Key technical results include:

• Structural Laws (Theorem 1) – proof‑transmission operators satisfy associativity, commutativity, and identity, guaranteeing that message composition behaves predictably in concurrent settings.
• Logical Laws (Theorem 2) – the interaction between □ₐ and ⟨M⟩ₐ φ obeys S4‑style axioms (K, T, 4) and intuitionistic negation principles, ensuring soundness of knowledge induction.
• Completeness (Section 2.5, Appendix A) – every semantically valid LiP formula is derivable in the proof system, establishing that the axioms are sufficient for the intended epistemic semantics.
• Oracle‑Computation Interpretation (Section 2.4) – the framework accommodates external oracles (e.g., cryptographic keys, trusted third parties) as special agents that supply otherwise unavailable individual knowledge, thereby modelling non‑deterministic or secret‑dependent computations.
• Equi‑potency with Classical Computation (Section 3.3) – TiCL is shown to be computationally equivalent to simply‑typed combinatory logic; any program expressible in classic CL can be translated into an interactive proof term and vice‑versa.

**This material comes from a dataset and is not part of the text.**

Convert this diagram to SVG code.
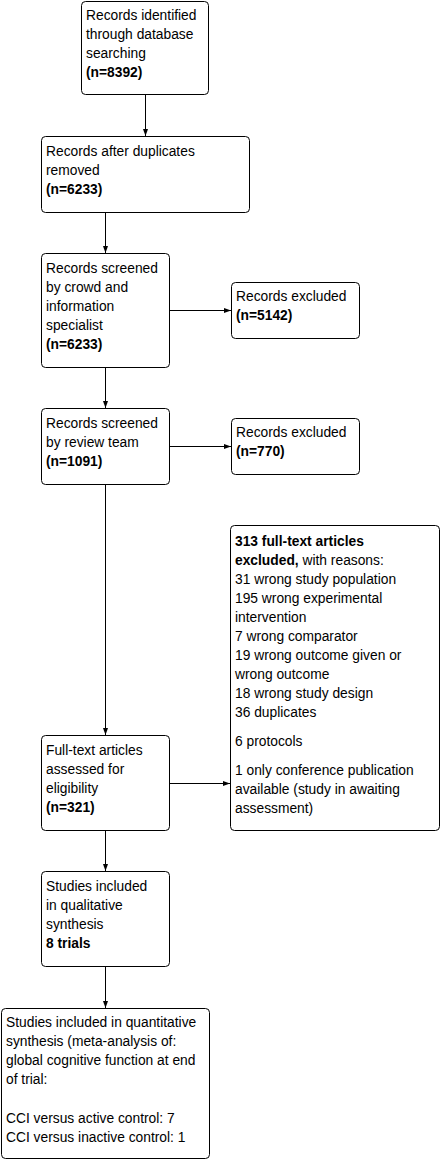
<svg xmlns="http://www.w3.org/2000/svg" width="441" height="1160" viewBox="0 0 441 1160">
<style>
.box{fill:#fff;stroke:#000;stroke-width:1}
.t{font-family:"Liberation Sans",Arial,sans-serif;font-size:13.8px;fill:#000}
.b{font-weight:bold}
.c{stroke:#000;stroke-width:1;fill:none;marker-end:url(#ah)}
</style>
<defs>
<marker id="ah" markerUnits="userSpaceOnUse" markerWidth="8" markerHeight="8" refX="7" refY="4" orient="auto">
<path d="M0,1.5 L7,4 L0,6.5 Z" fill="#000"/>
</marker>
</defs>
<rect width="441" height="1160" fill="#fff"/>
<g id="connectors">
<line class="c" x1="145.5" y1="95" x2="145.5" y2="136"/>
<line class="c" x1="105.5" y1="212" x2="105.5" y2="253"/>
<line class="c" x1="170" y1="310.5" x2="231" y2="310.5"/>
<line class="c" x1="105.5" y1="367" x2="105.5" y2="408"/>
<line class="c" x1="170" y1="446.5" x2="231" y2="446.5"/>
<line class="c" x1="105.5" y1="484" x2="105.5" y2="735"/>
<line class="c" x1="170" y1="783.5" x2="230" y2="783.5"/>
<line class="c" x1="105.5" y1="830" x2="105.5" y2="871"/>
<line class="c" x1="105.5" y1="966" x2="105.5" y2="1008"/>
</g>
<g id="n1">
<rect class="box" x="81.5" y="1.5" width="127" height="93" rx="4"/>
<text class="t" x="86" y="20">Records identified</text>
<text class="t" x="86" y="39">through database</text>
<text class="t" x="86" y="58">searching</text>
<text class="t b" x="86" y="77">(n=8392)</text>
</g>
<g id="n2">
<rect class="box" x="41.5" y="136.5" width="208" height="76" rx="4"/>
<text class="t" x="46" y="156">Records after duplicates</text>
<text class="t" x="46" y="175">removed</text>
<text class="t b" x="46" y="194">(n=6233)</text>
</g>
<g id="n3">
<rect class="box" x="41.5" y="253.5" width="128" height="114" rx="4"/>
<text class="t" x="46" y="273">Records screened</text>
<text class="t" x="46" y="292">by crowd and</text>
<text class="t" x="46" y="311">information</text>
<text class="t" x="46" y="330">specialist</text>
<text class="t b" x="46" y="349">(n=6233)</text>
</g>
<g id="n3x">
<rect class="box" x="231.5" y="282.5" width="128" height="56" rx="4"/>
<text class="t" x="236" y="301">Records excluded</text>
<text class="t b" x="236" y="320">(n=5142)</text>
</g>
<g id="n4">
<rect class="box" x="41.5" y="408.5" width="128" height="76" rx="4"/>
<text class="t" x="46" y="428">Records screened</text>
<text class="t" x="46" y="447">by review team</text>
<text class="t b" x="46" y="466">(n=1091)</text>
</g>
<g id="n4x">
<rect class="box" x="231.5" y="418.5" width="128" height="56" rx="4"/>
<text class="t" x="236" y="437">Records excluded</text>
<text class="t b" x="236" y="456">(n=770)</text>
</g>
<g id="n5x">
<rect class="box" x="230.5" y="525.5" width="209" height="305" rx="4"/>
<text class="t b" x="235" y="546">313 full-text articles</text>
<text class="t" x="235" y="565"><tspan class="b">excluded,</tspan> with reasons:</text>
<text class="t" x="235" y="584">31 wrong study population</text>
<text class="t" x="235" y="603">195 wrong experimental</text>
<text class="t" x="235" y="622">intervention</text>
<text class="t" x="235" y="641">7 wrong comparator</text>
<text class="t" x="235" y="660">19 wrong outcome given or</text>
<text class="t" x="235" y="679">wrong outcome</text>
<text class="t" x="235" y="698">18 wrong study design</text>
<text class="t" x="235" y="717">36 duplicates</text>
<text class="t" x="235" y="746">6 protocols</text>
<text class="t" x="235" y="775">1 only conference publication</text>
<text class="t" x="235" y="794">available (study in awaiting</text>
<text class="t" x="235" y="813">assessment)</text>
</g>
<g id="n5">
<rect class="box" x="41.5" y="735.5" width="128" height="95" rx="4"/>
<text class="t" x="46" y="755">Full-text articles</text>
<text class="t" x="46" y="774">assessed for</text>
<text class="t" x="46" y="793">eligibility</text>
<text class="t b" x="46" y="812">(n=321)</text>
</g>
<g id="n6">
<rect class="box" x="41.5" y="871.5" width="128" height="95" rx="4"/>
<text class="t" x="46" y="891">Studies included</text>
<text class="t" x="46" y="910">in qualitative</text>
<text class="t" x="46" y="929">synthesis</text>
<text class="t b" x="46" y="948">8 trials</text>
</g>
<g id="n7">
<rect class="box" x="1.5" y="1008.5" width="208" height="150" rx="4"/>
<text class="t" x="6" y="1027">Studies included in quantitative</text>
<text class="t" x="6" y="1046">synthesis (meta-analysis of:</text>
<text class="t" x="6" y="1065">global cognitive function at end</text>
<text class="t" x="6" y="1084">of trial:</text>
<text class="t" x="6" y="1123">CCI versus active control: 7</text>
<text class="t" x="6" y="1142">CCI versus inactive control: 1</text>
</g>
</svg>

The paper also discusses practical examples such as digital signatures, contract verification, and secure communication protocols, illustrating how LiP can formalise the epistemic impact of cryptographic artifacts. Related work is surveyed, contrasting LiP with traditional proof systems, modal logics of knowledge, and prior attempts at interactive Turing machines.

In conclusion, the authors argue that LiP provides a rigorous, epistemic‑centric foundation for interactive computation: proofs become first‑class communicative objects that transfer knowledge, and the logic captures both the syntactic manipulation of proofs and the semantic effect on agents’ knowledge states. Future directions include extending the framework to dynamic agent creation, richer trust models, and implementation of concrete verification tools based on TiCL.